Clicking on a specific job will take you to a page with the logs for each of the three containers run per job (see above) as well as a copy of the job spec and detailed information about the job such as where the job was run, how long it took to pull the image for each container, and any error messages.

To see all batches you’ve submitted, go to https://batch.hail.is. Each batch will have a current state, number of jobs total, and the number of pending, succeeded, failed, and cancelled jobs as well as the running cost of the batch (computed from completed jobs only). The possible batch states are as follows:

  • open - Not all jobs in the batch have been successfully submitted.

  • running - All jobs in the batch have been successfully submitted.

  • success - All jobs in the batch have completed with state “Success”

  • failure - Any job has completed with state “Failure” or “Error”

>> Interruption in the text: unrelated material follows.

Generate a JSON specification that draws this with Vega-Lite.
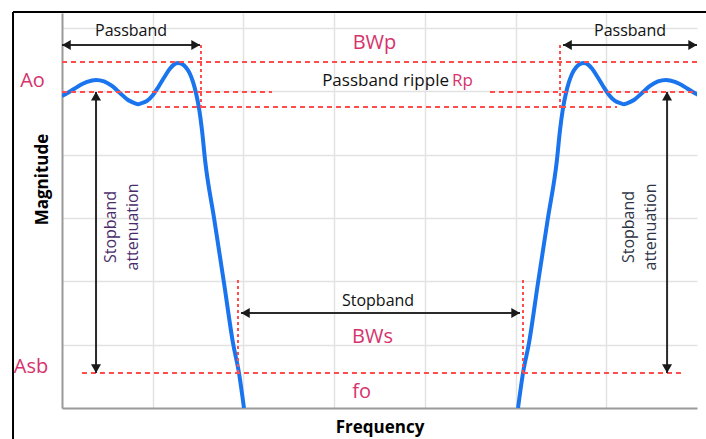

  • cancelled - Any job has been cancelled and no jobs have completed with state “Failure” or “Error”

Note

Jobs can still be running even if the batch has been marked as failure or cancelled. In the case of ‘failure’, other jobs that do not depend on the failed job will still run. In the case of cancelled, it takes time to cancel a batch, especially for larger batches.

Individual jobs cannot be cancelled or deleted. Instead, you can cancel the entire batch with the “Cancel” button next to the row for that batch. You can also delete a batch with the “Delete” button.

Warning

Deleting a batch only removes it from the UI. You will still be billed for a deleted batch.

The UI has an advanced search mode with a custom query language to find batches and jobs. Learn more on the Advanced Search Help page.

Important Notes

Warning

To avoid expensive egress charges, input and output files should be located in buckets that are multi-regional in the United States because Batch runs jobs in any US region.